How a Home Warranty Works
A home warranty, or home protection plan, is different from homeowners insurance (which will essentially reimburse you for accidentally damaged property covered in your insurance policy). Home insurance is often required to obtain a mortgage, while a home warranty is usually a voluntary purchase.
"Home protection plans can be considered a type of 'extended warranty' that covers the repair and/or replacement of specific appliances and systems within your home," says Jen Horner, a Realtor with RE/MAX Masters. "It can provide cost savings if a covered appliance or system fails." Depending on your policy plan, it could cover plumbing, HVAC, expensive kitchen appliances (think: stove, oven, fridge), pools, and electrical systems—to name a few.
If you've purchased a home protection plan, all you have to do is file a claim with your warranty company when something needs fixing or replacing (for example, if your fridge stops working). From there, the warranty company takes care of contacting a service person from a vetted network of contracted pros. If the problem, like a busted fridge, is covered by your policy, the contractor will schedule an appointment to come and repair it. You pay for the cost of the service call (typically around $75), while the warranty company picks up the rest of the tab. What happens if your fridge needs more than a tune-up? "The company will pay to replace it—[as long as] it wasn't noted as defective to begin with in the buyer's home inspection report," Horner says.

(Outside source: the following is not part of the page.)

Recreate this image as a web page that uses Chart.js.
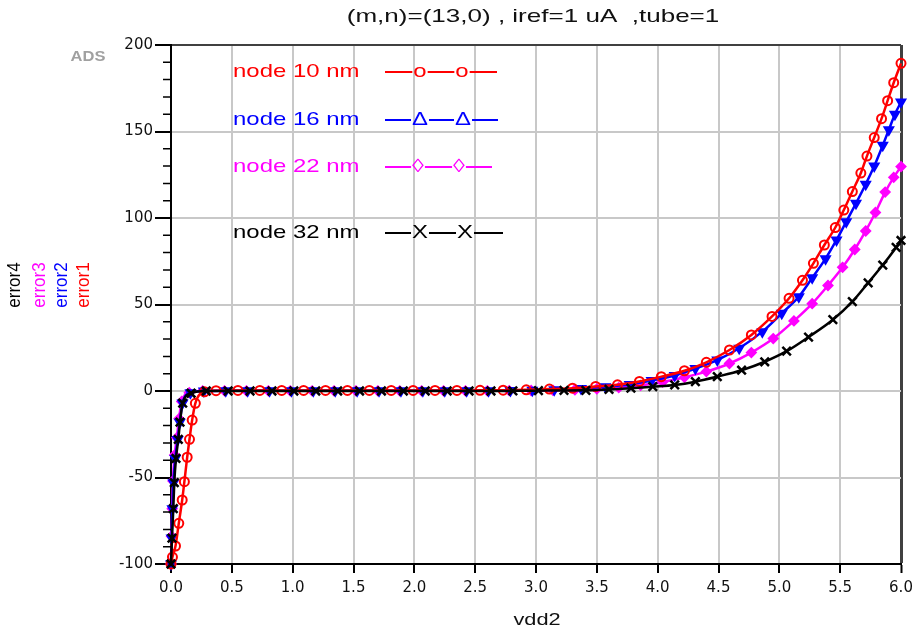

How and When to Purchase Home Warranty
The terms of an initial home warranty policy typically run on a 12-month basis, for your first year in your new home. "A request for the protection plan can be made during the real estate purchase contract negotiation," Horner says. "It's not out of the ordinary for a home buyer to request that the seller include a one-year, seller-paid home warranty or protection plan as part of their offer."
Home Warranty Cost and Coverage
As with insurance, protection plan policies vary. Make sure you know exactly what's covered before making anything official. Let's say you have a hot tub—the warranty policy might only cover basic systems and appliances, while that hot tub would be considered an extra you'd need to purchase as an add-on. Premiums vary by company and coverage level too. Are you buying a house or condo? How many square feet—or specific items—need coverage? "Basic plans can be as low as $350 per policy while more expensive, comprehensive plans for larger homes can be up to $1,000 for an annual plan," Horner says.
A Few Home Warranty Caveats
Whether or not certain home protections plans are worth getting depends on the terms. It provides peace of mind not having to worry about random, pricey repairs or replacements, but there are some potential drawbacks to consider. Since you're dependent on the warranty company, you don't get a say in the service person, schedule, or whether or not you get a replacement in the first place. It's possible the warranty company would just provide a quick fix that only lasts the life of the warranty. To give yourself a say, request to see a list of service workers, estimated service fees, and their typical turnaround times before agreeing to a home warranty plan.